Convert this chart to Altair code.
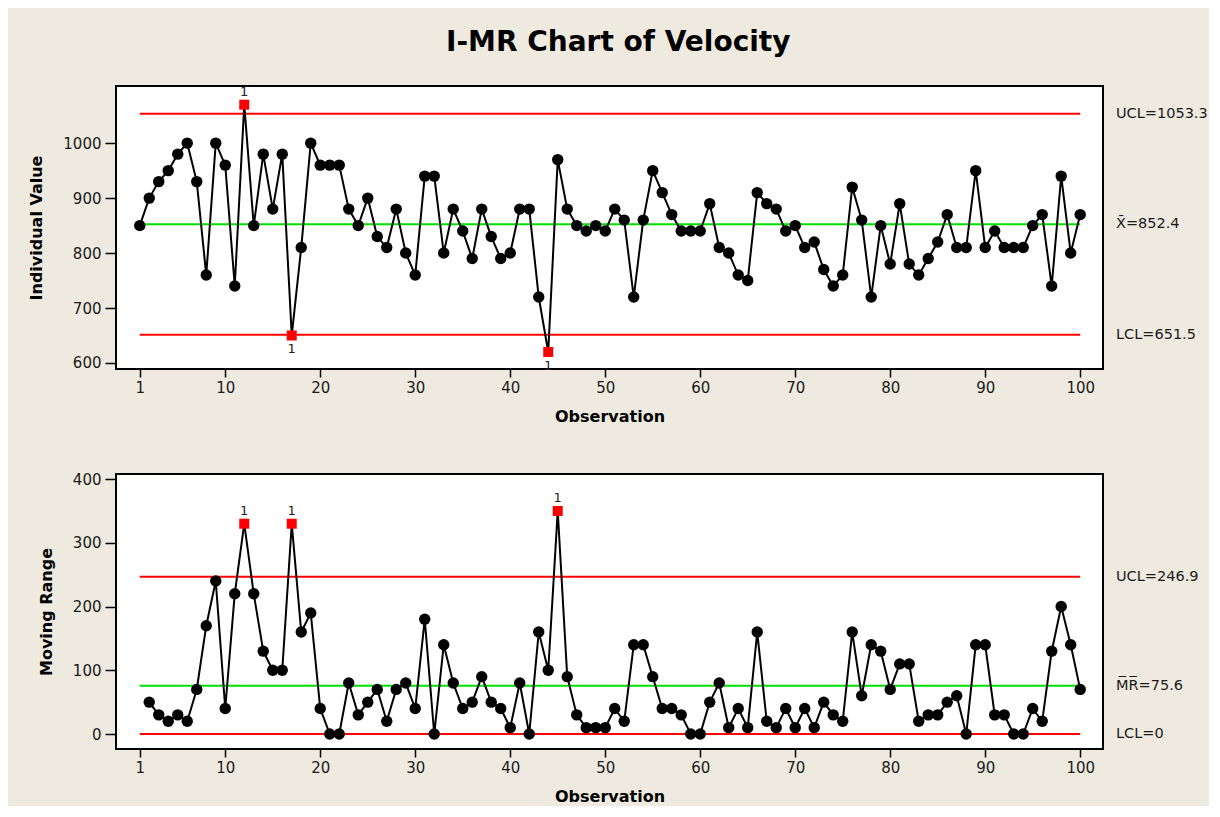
import altair as alt
import pandas as pd

# ---------------- data ----------------
observations = list(range(1, 101))
individual_values = [
    850, 900, 930, 950, 980, 1000, 930, 760, 1000, 960,
    740, 1070, 850, 980, 880, 980, 650, 810, 1000, 960,
    960, 960, 880, 850, 900, 830, 810, 880, 800, 760,
    940, 940, 800, 880, 840, 790, 880, 830, 790, 800,
    880, 880, 720, 620, 970, 880, 850, 840, 850, 840,
    880, 860, 720, 860, 950, 910, 870, 840, 840, 840,
    890, 810, 800, 760, 750, 910, 890, 880, 840, 850,
    810, 820, 770, 740, 760, 920, 860, 720, 850, 780,
    890, 780, 760, 790, 820, 870, 810, 810, 950, 810,
    840, 810, 810, 810, 850, 870, 740, 940, 800, 870,
]
mr_observations = list(range(2, 101))
moving_ranges = [
    50, 30, 20, 30, 20, 70, 170, 240, 40,
    220, 330, 220, 130, 100, 100, 330, 160, 190, 40,
    0, 0, 80, 30, 50, 70, 20, 70, 80, 40,
    180, 0, 140, 80, 40, 50, 90, 50, 40, 10,
    80, 0, 160, 100, 350, 90, 30, 10, 10, 10,
    40, 20, 140, 140, 90, 40, 40, 30, 0, 0,
    50, 80, 10, 40, 10, 160, 20, 10, 40, 10,
    40, 10, 50, 30, 20, 160, 60, 140, 130, 70,
    110, 110, 20, 30, 30, 50, 60, 0, 140, 140,
    30, 30, 0, 0, 40, 20, 130, 200, 140, 70,
]

i_limits = [1053.3, 852.4, 651.5]
i_limit_labels = ["UCL=1053.3", "X\u0304=852.4", "LCL=651.5"]
mr_limits = [246.9, 75.6, 0.0]
mr_limit_labels = ["UCL=246.9", "M\u0305R\u0305=75.6", "LCL=0"]
limit_kinds = ["limit", "center", "limit"]

i_out_points = [12, 17, 44]
i_out_above = [12]
mr_out_points = [12, 17, 45]
mr_out_above = [12, 17, 45]

x_tick_values = [1, 10, 20, 30, 40, 50, 60, 70, 80, 90, 100]
i_tick_values = [600, 700, 800, 900, 1000]
mr_tick_values = [0, 100, 200, 300, 400]

# ---------------- layout ----------------
W = 987
FONT = "DejaVu Sans"

x_scale = alt.Scale(domain=[-1.5, 102.4], nice=False, zero=False)


def panel(obs, vals, out_pts, out_above, lim_vals, lim_labels, y_dom, y_ticks, y_title, h):
    df = pd.DataFrame({"obs": obs, "val": vals})
    df["out"] = df["obs"].isin(out_pts)
    df["above"] = df["obs"].isin(out_above)
    df["one"] = "1"
    lim = pd.DataFrame({
        "lvl": lim_vals,
        "kind": limit_kinds,
        "lab": lim_labels,
        "x1": [observations[0]] * 3,
        "x2": [observations[-1]] * 3,
    })
    y_scale = alt.Scale(domain=y_dom, nice=False, zero=False)
    x_axis = alt.Axis(values=x_tick_values, title="Observation", tickSize=8,
                      labelPadding=3, titlePadding=13, format="d")
    y_axis = alt.Axis(values=y_ticks, title=y_title, tickSize=11,
                      labelPadding=4, titlePadding=18, format="d")

    def xe(f):
        return alt.X(f, type="quantitative", scale=x_scale, axis=x_axis)

    def ye(f):
        return alt.Y(f, type="quantitative", scale=y_scale, axis=y_axis)

    rules = alt.Chart(lim).mark_rule(strokeWidth=2).encode(
        x=xe("x1"), x2="x2:Q", y=ye("lvl"),
        color=alt.Color("kind:N", scale=alt.Scale(domain=["limit", "center"],
                                                  range=["#FF0000", "#00E000"]),
                        legend=None),
    )
    base = alt.Chart(df)
    line = base.mark_line(color="black", strokeWidth=2).encode(x=xe("obs"), y=ye("val"))
    dots = base.transform_filter("!datum.out").mark_circle(
        color="black", size=130, opacity=1).encode(x=xe("obs"), y=ye("val"))
    squares = base.transform_filter("datum.out").mark_square(
        color="#FF0000", size=100, opacity=1).encode(x=xe("obs"), y=ye("val"))
    t_above = base.transform_filter("datum.out && datum.above").mark_text(
        dy=-13, fontSize=13, font=FONT, color="#222222").encode(
        x=xe("obs"), y=ye("val"), text="one:N")
    t_below = base.transform_filter("datum.out && !datum.above").mark_text(
        dy=14, fontSize=13, font=FONT, color="#222222").encode(
        x=xe("obs"), y=ye("val"), text="one:N")
    labels = alt.Chart(lim).mark_text(
        align="left", baseline="middle", fontSize=14.5, font=FONT, color="#1a1a1a").encode(
        x=alt.value(W + 13), y=ye("lvl"), text="lab:N")
    return alt.layer(rules, line, dots, squares, t_above, t_below, labels).properties(
        width=W, height=h)


top = panel(observations, individual_values, i_out_points, i_out_above, i_limits,
            i_limit_labels, [589, 1104], i_tick_values, "Individual Value", 283)
bottom = panel(mr_observations, moving_ranges, mr_out_points, mr_out_above, mr_limits,
               mr_limit_labels, [-23.5, 408], mr_tick_values, "Moving Range", 275)

chart = alt.vconcat(top, bottom, spacing=105, bounds="flush").properties(
    title=alt.TitleParams("I-MR Chart of Velocity", fontSize=28, font=FONT,
                          fontWeight="bold", color="black", anchor="middle", offset=28),
    padding={"left": 19, "top": 20, "right": 0, "bottom": 1},
    background="#EEEAE0",
).configure_view(
    fill="white", stroke="black", strokeWidth=2
).configure_axis(
    grid=False, domain=False, tickColor="black", tickWidth=1.5,
    labelFont=FONT, labelFontSize=15, labelColor="#1a1a1a",
    titleFont=FONT, titleFontSize=16, titleFontWeight="bold", titleColor="black",
)

chart.save("out.html", embed_options={"renderer": "svg", "actions": False})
━━━━━━━━━━
## What the exercise asks
Reproduce the material above from its first line through the line containing "import pandas as pd", both ends included, and skip every picture.

## Response
Convert this chart to Altair code.
import altair as alt
import pandas as pd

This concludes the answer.